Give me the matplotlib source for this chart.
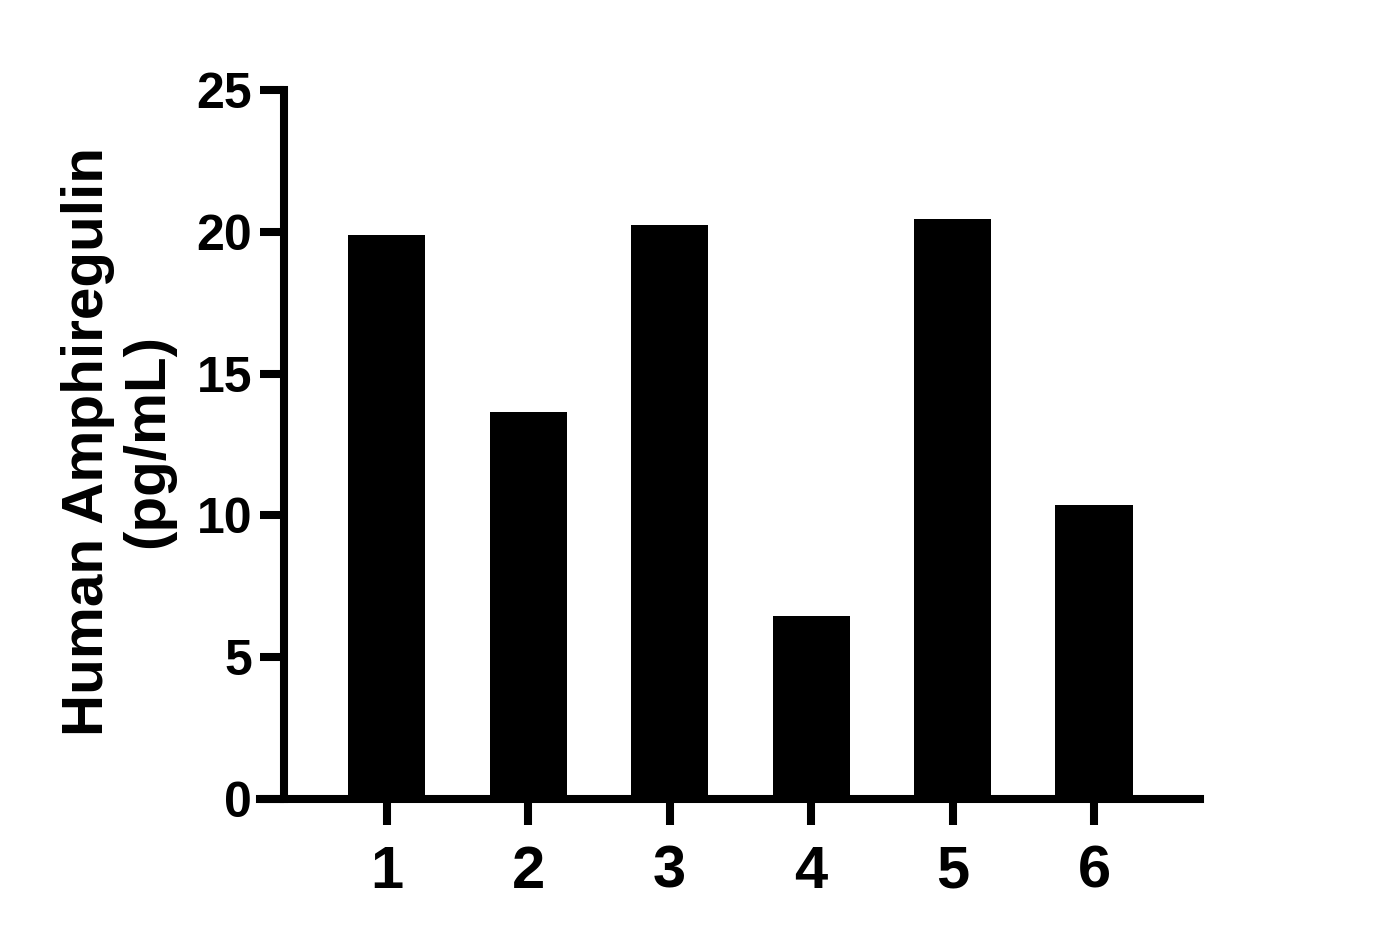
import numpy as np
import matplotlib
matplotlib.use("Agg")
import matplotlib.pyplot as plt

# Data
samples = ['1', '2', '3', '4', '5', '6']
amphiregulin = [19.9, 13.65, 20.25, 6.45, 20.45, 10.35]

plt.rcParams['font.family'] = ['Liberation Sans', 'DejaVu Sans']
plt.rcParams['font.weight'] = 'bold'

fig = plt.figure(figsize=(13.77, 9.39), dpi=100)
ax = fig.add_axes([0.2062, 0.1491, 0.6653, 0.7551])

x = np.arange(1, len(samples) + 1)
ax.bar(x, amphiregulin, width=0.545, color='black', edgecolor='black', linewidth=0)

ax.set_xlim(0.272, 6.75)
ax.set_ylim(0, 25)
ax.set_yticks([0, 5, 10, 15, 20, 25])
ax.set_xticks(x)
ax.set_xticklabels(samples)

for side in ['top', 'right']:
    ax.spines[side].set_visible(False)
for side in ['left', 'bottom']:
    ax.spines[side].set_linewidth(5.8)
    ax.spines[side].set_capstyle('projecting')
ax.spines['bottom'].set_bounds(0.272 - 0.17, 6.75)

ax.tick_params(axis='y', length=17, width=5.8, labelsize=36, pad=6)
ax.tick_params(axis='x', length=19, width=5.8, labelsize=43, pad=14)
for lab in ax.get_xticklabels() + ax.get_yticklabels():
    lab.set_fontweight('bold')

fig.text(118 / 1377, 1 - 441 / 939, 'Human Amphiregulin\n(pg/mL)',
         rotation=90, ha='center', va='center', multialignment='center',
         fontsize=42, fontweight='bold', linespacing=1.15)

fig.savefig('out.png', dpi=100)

[Exercise] Exactly as written, please give again the lines from the beginning of the listing through the line containing "lab.set_fontweight('bold')", inclusive, without any pictures.

[Solution]
Give me the matplotlib source for this chart.
import numpy as np
import matplotlib
matplotlib.use("Agg")
import matplotlib.pyplot as plt

# Data
samples = ['1', '2', '3', '4', '5', '6']
amphiregulin = [19.9, 13.65, 20.25, 6.45, 20.45, 10.35]

plt.rcParams['font.family'] = ['Liberation Sans', 'DejaVu Sans']
plt.rcParams['font.weight'] = 'bold'

fig = plt.figure(figsize=(13.77, 9.39), dpi=100)
ax = fig.add_axes([0.2062, 0.1491, 0.6653, 0.7551])

x = np.arange(1, len(samples) + 1)
ax.bar(x, amphiregulin, width=0.545, color='black', edgecolor='black', linewidth=0)

ax.set_xlim(0.272, 6.75)
ax.set_ylim(0, 25)
ax.set_yticks([0, 5, 10, 15, 20, 25])
ax.set_xticks(x)
ax.set_xticklabels(samples)

for side in ['top', 'right']:
    ax.spines[side].set_visible(False)
for side in ['left', 'bottom']:
    ax.spines[side].set_linewidth(5.8)
    ax.spines[side].set_capstyle('projecting')
ax.spines['bottom'].set_bounds(0.272 - 0.17, 6.75)

ax.tick_params(axis='y', length=17, width=5.8, labelsize=36, pad=6)
ax.tick_params(axis='x', length=19, width=5.8, labelsize=43, pad=14)
for lab in ax.get_xticklabels() + ax.get_yticklabels():
    lab.set_fontweight('bold')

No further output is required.